The Australian dollar hit a 2 month high yesterday brushing off positive housing and inflation data out of the US.
At 10.19am (GMT) the Aussie dollar was fetching US78.71c after reaching a daily high of US78.39c in yesterday’s trade.
The jump in the local currency was surprising given the latest real estate data from the US which showed the sales of new homes rose at its fastest pace in 7 years.
Inflation rose from a seasonally adjusted 1.6% last month to 1.7% firmly giving the US Federal Reserve food for thought, as the contemplate a move on interest rates.
Inflation figures have been one of the reasons the Fed has been reluctant to lift rates but with this slight increase a move in June may now be back on the table.
All eyes will be on the latest durable goods number from the US due out later today which shows sales of big ticket items to American consumers and may add another notch in the case for an interest rate rise sooner rather than later.
In a note to their clients, analysts from National Australia Bank mentioned that the Fed has taken a wait and see approach in regards to monetary policy which has given some temporary relief to the Australian dollar.

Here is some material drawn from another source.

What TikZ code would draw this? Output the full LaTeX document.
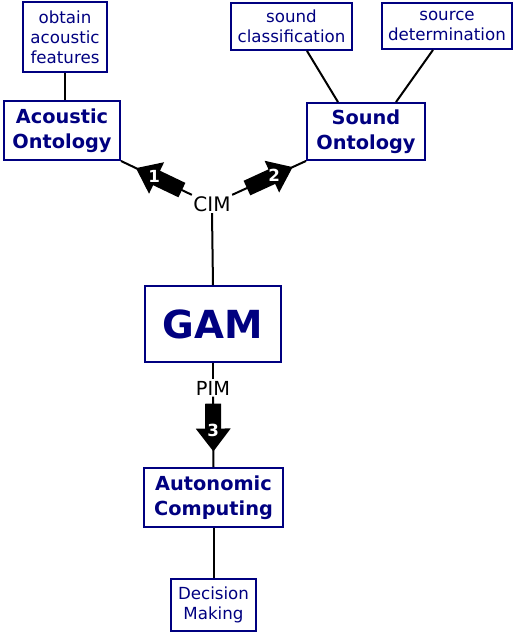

But looking at the big picture, the price of Iron ore, Australia’s biggest export is still on the decline and the Aussie dollar will inevitably drift lower as the year unfolds.
“Ongoing pressure on Australia’s terms of trade led by the relentless decline in iron ore prices argue for still lower AUD levels, but the pressure on AUD/USD from Fed policy tightening are lessened. We maintain our 0.74 end-2015 and 0.73 early 2016 forecasts,” they noted.